Il pourrait être dit que 8,90 € pour une novella d’une centaine de pages, cela fait une petite somme. Mais tout peut s’expliquer. Le moindre manga est à ce prix. Cet ouvrage bénéficie d’une couverture avec rabats et d’une finition de grande qualité, souvent rare en format poche, si ce n’est en broché. Si nous revenons sur cette couverture, nous avons déjà une idée du casting rassemblé pour cette édition.
En effet, Aurélien Police, dont je ne me lasse pas de découvrir les œuvres, est l’auteur de l’illustration de ce texte. Toujours avec sa technique vaporeuse, éthérée, il met en scène de vagues rouages qui figurent les aléas du temps qui passe et d’où émergent des ombres en attente de prendre corps.
La traduction ensuite. C’est l’aguerri Pierre-Paul Durastanti qui s’est attelé à la traduction du texte. Souvent, on peut se demander en quoi une traduction est bonne si on ne connaît pas le texte d’origine. C’est assez simple, en fait, quand on ne sent pas d’à-coups dans le style, quand le lecteur ressent la profondeur de l’expression voulue par l’auteur, alors on a affaire avec une belle traduction originale. Ici, c’est bien le cas.

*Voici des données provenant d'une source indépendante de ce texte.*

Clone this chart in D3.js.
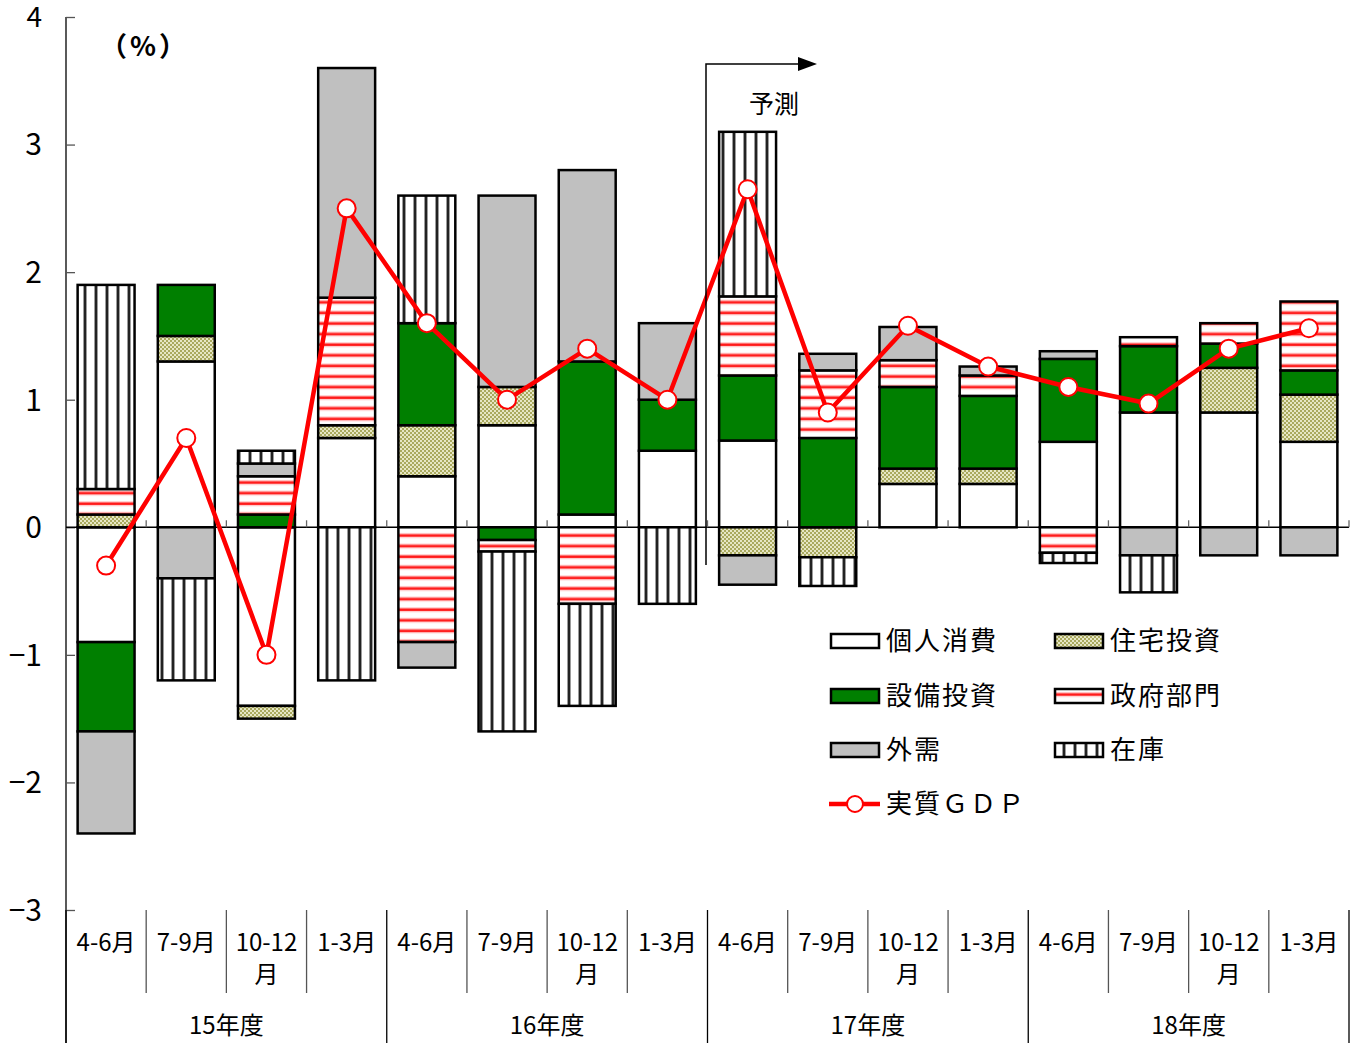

Une nouvelle collection. Les Éditions du Bélial’ sont bien établies sur le marché des littératures de l’imaginaire. Elles ont confié à Olivier Girard cette nouvelle Collection Une heure-lumière dédiée à ce format pour déjà six textes parus. Cette collection est soignée et la sélection des auteurs est exigeante pour respecter l’objectif de qualité fixé.
L’auteur enfin. Car c’est surtout l’auteur, Ken Liu, auteur américain d’origine chinoise aux multiples récompenses prestigieuses, qui est le quatrième atout de ce carré magique. L’homme qui mit fin à l’histoire est sous-titré Un documentaire. C’est une trame narrative peu courante dans les littératures de l’imaginaire, mais on la rencontre surtout dans des nouvelles et rarement dans des œuvres de plus grande taille, comme c’est le cas ici.
C’est donc sous la forme d’un documentaire où se suivent les témoignages des protagonistes que ce récit nous est proposé. Une propriété de la physique quantique permet d’observer le passé, mais cela détruit le moment observé. L’exploration est donc unique et ne risque pas d’être à l’origine d’un paradoxe temporel. Le moment observé ici est plus particulièrement celui où une unité composée de Mengele nippons a fait subir les pires tourments aux populations mandchoues occupées bien avant que ne commence la Seconde Guerre mondiale.
Ce récit a l’intérêt de mettre en lumière une période de l’histoire de l’Asie que nous ne connaissons que trop peu en Occident. Nous nous focalisons sur le nazisme, mais oublions les malheurs qui ont touché le reste du monde. Les femmes furent les premières victimes de ces expérimentations menées au nom de la science. Des scènes difficiles m’amènent à dire que cet ouvrage n’est pas à mettre entre toutes les mains.
Toujours est-il qu’en bon texte, il pose de nombreuses questions : faut-il toujours insister sur les périodes sombres de l’histoire pour obtenir des excuses ou des indemnisations plutôt que de les utiliser pour ne plus les reproduire ? peut-on mettre à mal la paix précaire de notre monde en faisant remonter ces tensions ? n’est-ce pas l’ensemble de l’humanité qui est responsable de ces crimes plutôt qu’un seul peuple ? Une lecture éprouvante et un écrit remarquable.
L’homme qui mit fin à l’histoire
Ken Liu
Couverture illustrée par Aurélien Police
Traduction par Pierre-Paul Durastanti
Le Bélial’
Collection Une heure-lumière
2016
8,90 €
C’est effectivement une très belle collection que propose Le Belial’ avec Une heure lumière. Cependant, il y a déjà 11 titres parus et 1 autre à paraitre ;) Je plussoie pour les couverture d’Aurélien Police qui sont superbes.
Oui, en effet, d’autres titres fabuleux sont sortis depuis cette parution. Je me situe juste au moment de la parution pour cette chronique. Merci pour votre commentaire.